Kardinal Marx zeigte sich in einer ersten Stellungnahme «erschüttert und beschämt». Gespräche mit Betroffenen hätten bei ihm dazu geführt, seine Kirche heute in einem anderen Licht zu sehen: «Für mich haben die Begegnungen mit Betroffenen sexuellen Missbrauchs eine Wende bewirkt. Sie haben meine Wahrnehmung der Kirche verändert und verändern diese auch weiterhin», sagte Marx.
Als heutiger Erzbischof von München und Freising fühle er sich «mitverantwortlich für die Institution Kirche in den letzten Jahrzehnten». Er bitte «im Namen der Erzdiözese um Entschuldigung für das Leid, das Menschen im Raum der Kirche zugefügt wurde».
Der Missbrauchsbeauftragte der Bundesregierung, Johannes-Wilhelm Rörig, warf der katholischen Kirche nach der Vorstellung des Missbrauchsgutachtens «kalten Pragmatismus» vor. Auch nach zehn Jahren im Amt habe ihm das Gutachten fast die Sprache verschlagen. Dies sagte er den Zeitungen der Funke Mediengruppe.

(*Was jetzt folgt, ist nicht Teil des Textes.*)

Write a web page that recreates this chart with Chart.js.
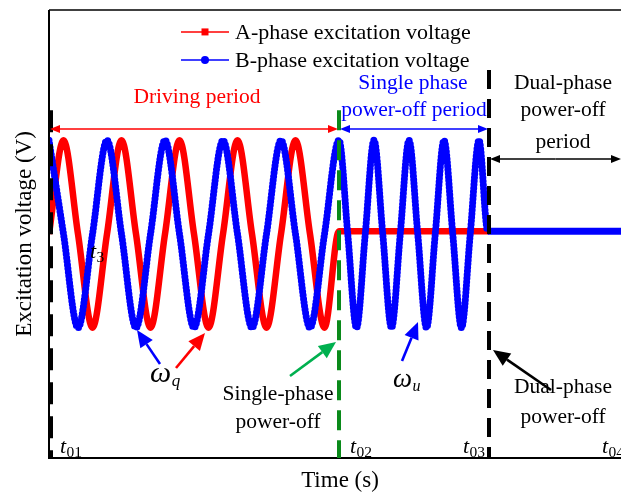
<!DOCTYPE html>
<html>
<head>
<meta charset="utf-8">
<script src="https://cdn.jsdelivr.net/npm/chart.js@4.4.1/dist/chart.umd.min.js"></script>
<style>
html,body{margin:0;padding:0;background:#fff;}
canvas{display:block;}
</style>
</head>
<body>
<canvas id="c" width="621" height="493"></canvas>
<script>
// ---- data (time in arbitrary units, voltage normalised to peak = 1) ----
const driveTime = [0,14.5,29,43.5,58,72.5,87,101.5,116,130.5,145,159.5,174,188.5,203,217.5,232,246.5,261,275.5,290];
const bDrive    = [1,0,-1,0,1,0,-1,0,1,0,-1,0,1,0,-1,0,1,0,-1,0,1];
const aDrive    = [0,1,0,-1,0,1,0,-1,0,1,0,-1,0,1,0,-1,0,1,0,-1,0.03];
const singleTime = [298.75,307.5,316.25,325,333.75,342.5,351.25,360,368.75,377.5,386.25,395,403.75,412.5,421.25,430,438.75];
const bSingle    = [0,-1,0,1,0,-1,0,1,0,-1,0,1,0,-1,0,1,0.03];
const aOffTime = [440];
const aOff     = [0.03];
const bOffTime = [572];
const bOff     = [0.03];
const eventTimes  = [0, 290, 440, 553];
const eventLabels = ['01','02','03','04'];
const seriesNames = ['A-phase excitation voltage','B-phase excitation voltage'];

const toPts = (ts, vs) => ts.map((t,i)=>({x:t, y:vs[i]}));
const aData = toPts(driveTime, aDrive).concat(toPts(aOffTime, aOff));
const bData = toPts(driveTime, bDrive).concat(toPts(singleTime, bSingle), toPts(bOffTime, bOff));
const OFF_T = 438.75;

const SERIF = '"Liberation Serif", "Times New Roman", serif';
const FS = 21.5;

function arrow(ctx, x1, y1, x2, y2, color, lw, hl, hw){
  const ang = Math.atan2(y2-y1, x2-x1);
  const bx = x2 - hl*Math.cos(ang), by = y2 - hl*Math.sin(ang);
  ctx.strokeStyle = color; ctx.fillStyle = color; ctx.lineWidth = lw; ctx.setLineDash([]);
  ctx.beginPath(); ctx.moveTo(x1,y1); ctx.lineTo(bx,by); ctx.stroke();
  ctx.beginPath();
  ctx.moveTo(x2,y2);
  ctx.lineTo(bx + hw/2*Math.sin(ang), by - hw/2*Math.cos(ang));
  ctx.lineTo(bx - hw/2*Math.sin(ang), by + hw/2*Math.cos(ang));
  ctx.closePath(); ctx.fill();
}
function dbl(ctx, x1, y, x2, color){
  arrow(ctx, (x1+x2)/2, y, x1, y, color, 1.6, 10, 8);
  arrow(ctx, (x1+x2)/2, y, x2, y, color, 1.6, 10, 8);
}
function sub(ctx, x, y, main, s, size, subSize, mainItalic, subItalic, color){
  ctx.fillStyle = color || '#000';
  ctx.textAlign = 'left'; ctx.textBaseline = 'alphabetic';
  ctx.font = (mainItalic?'italic ':'') + size + 'px ' + SERIF;
  ctx.fillText(main, x, y);
  const w = ctx.measureText(main).width;
  ctx.font = (subItalic?'italic ':'') + subSize + 'px ' + SERIF;
  ctx.fillText(s, x + w + 0.5, y + 4);
}
function txt(ctx, s, x, y, color, size, align){
  ctx.fillStyle = color; ctx.font = size + 'px ' + SERIF;
  ctx.textAlign = align || 'center'; ctx.textBaseline = 'middle';
  ctx.fillText(s, x, y);
}

const annot = {
  id: 'annot',
  afterDatasetsDraw(chart){
    const {ctx, chartArea:a, scales:{x, y}} = chart;
    const X = t => x.getPixelForValue(t), Y = v => y.getPixelForValue(v);
    ctx.save();
    // frame
    ctx.strokeStyle = '#000'; ctx.setLineDash([]);
    ctx.lineWidth = 1.5;
    ctx.beginPath(); ctx.moveTo(a.left, a.top); ctx.lineTo(a.right, a.top); ctx.stroke();
    ctx.lineWidth = 2;
    ctx.beginPath(); ctx.moveTo(a.left, a.top); ctx.lineTo(a.left, a.bottom); ctx.lineTo(a.right, a.bottom); ctx.stroke();

    // event dashed lines
    ctx.lineWidth = 4; ctx.lineCap = 'butt';
    ctx.strokeStyle = '#000'; ctx.setLineDash([22,12]);
    ctx.beginPath(); ctx.moveTo(X(eventTimes[0])+2, Y(1.32)); ctx.lineTo(X(eventTimes[0])+2, a.bottom); ctx.stroke();
    ctx.strokeStyle = '#0a8a1a'; ctx.setLineDash([20,10]);
    ctx.beginPath(); ctx.moveTo(X(eventTimes[1]), Y(1.32)); ctx.lineTo(X(eventTimes[1]), a.bottom); ctx.stroke();
    ctx.strokeStyle = '#000'; ctx.setLineDash([19,10]);
    ctx.beginPath(); ctx.moveTo(X(eventTimes[2]), Y(1.75)); ctx.lineTo(X(eventTimes[2]), a.bottom); ctx.stroke();
    ctx.setLineDash([]);

    // period double arrows
    dbl(ctx, X(0)+1, Y(1.12), X(289), '#ff0000');
    dbl(ctx, X(291), Y(1.12), X(439), '#0000ff');
    dbl(ctx, X(441), Y(0.80), a.right, '#000');

    // legend
    const legY = [Y(2.156), Y(1.857)];
    const legCol = ['#ff0000', '#0000ff'];
    for (let i=0;i<2;i++){
      ctx.strokeStyle = legCol[i]; ctx.fillStyle = legCol[i]; ctx.lineWidth = 1.6;
      ctx.beginPath(); ctx.moveTo(X(132), legY[i]); ctx.lineTo(X(180), legY[i]); ctx.stroke();
      if (i===0) { ctx.fillRect(X(156)-3.5, legY[i]-3.5, 7, 7); }
      else { ctx.beginPath(); ctx.arc(X(156), legY[i], 4, 0, Math.PI*2); ctx.fill(); }
      txt(ctx, seriesNames[i], X(186), legY[i]+1, '#000', 22, 'left');
    }

    // period labels
    txt(ctx, 'Driving period', X(148), Y(1.462), '#ff0000', FS);
    txt(ctx, 'Single phase', X(364), Y(1.611), '#0000ff', FS);
    txt(ctx, 'power-off period', X(365), Y(1.323), '#0000ff', FS);
    txt(ctx, 'Dual-phase', X(514), Y(1.611), '#000', FS);
    txt(ctx, 'power-off', X(514), Y(1.323), '#000', FS);
    txt(ctx, 'period', X(514), Y(0.982), '#000', FS);

    // event labels
    txt(ctx, 'Single-phase', X(229), Y(-1.708), '#000', FS);
    txt(ctx, 'power-off', X(229), Y(-2.006), '#000', FS);
    txt(ctx, 'Dual-phase', X(514), Y(-1.633), '#000', FS);
    txt(ctx, 'power-off', X(514), Y(-1.953), '#000', FS);

    // annotation arrows
    arrow(ctx, X(111), Y(-1.387), X(88), Y(-1.025), '#0000ff', 2.6, 17, 15);
    arrow(ctx, X(127), Y(-1.430), X(156), Y(-1.057), '#ff0000', 2.6, 17, 15);
    arrow(ctx, X(241), Y(-1.515), X(287), Y(-1.153), '#00b04f', 2.6, 17, 15);
    arrow(ctx, X(353), Y(-1.355), X(369), Y(-0.939), '#0000ff', 2.6, 17, 15);
    arrow(ctx, X(502), Y(-1.665), X(444), Y(-1.238), '#000', 2.6, 17, 15);

    // omega labels
    sub(ctx, X(101), Y(-1.579), 'ω', 'q', 30, 17, true, true);
    sub(ctx, X(344), Y(-1.633), 'ω', 'u', 27, 16, true, true);

    // time labels
    const tx = [11, 301, 414, 553];
    for (let i=0;i<4;i++) sub(ctx, X(tx[i]), Y(-2.337), 't', eventLabels[i], 22, 15.5, true, false);
    sub(ctx, X(41), Y(-0.256), 't', '3', 22, 15.5, true, false);

    // axis titles
    txt(ctx, 'Time (s)', X(291), a.bottom + 23, '#000', 23);
    ctx.save();
    ctx.translate(a.left - 24, (a.top + a.bottom)/2);
    ctx.rotate(-Math.PI/2);
    txt(ctx, 'Excitation voltage (V)', 0, 0, '#000', 23);
    ctx.restore();
    ctx.restore();
  }
};

new Chart(document.getElementById('c'), {
  type: 'line',
  data: {
    datasets: [
      {
        label: seriesNames[1], data: bData, order: 0,
        borderColor: '#0000ff', borderWidth: 7, pointRadius: 0,
        cubicInterpolationMode: 'monotone', borderCapStyle: 'round', borderJoinStyle: 'round',
        segment: {
          borderDash: c => c.p0.parsed.x >= OFF_T ? [] : [0, 3.6],
          borderCapStyle: c => c.p0.parsed.x >= OFF_T ? 'butt' : 'round'
        }
      },
      {
        label: seriesNames[0], data: aData, order: 1,
        borderColor: '#ff0000', borderWidth: 6.5, pointRadius: 0,
        cubicInterpolationMode: 'monotone', borderJoinStyle: 'round'
      }
    ]
  },
  options: {
    responsive: false, animation: false, devicePixelRatio: 1,
    layout: { padding: { left: 49, top: 10, right: 0, bottom: 35 } },
    plugins: { legend: { display: false }, tooltip: { enabled: false } },
    scales: {
      x: { type: 'linear', min: 0, max: 572, display: false },
      y: { type: 'linear', min: -2.39, max: 2.39, display: false }
    }
  },
  plugins: [annot]
});
</script>
</body>
</html>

Irme Stetter-Karp, die Präsidentin des Zentralkomitees der deutschen Katholiken - der Vertretung der sogenannten Laien - schrieb in einer Mitteilung: «Auch im Jahr 2022 heisst die bittere Realität: Das System der Vertuschung, des Vergessens und der schnellen Vergebung ist nicht aufgebrochen worden.»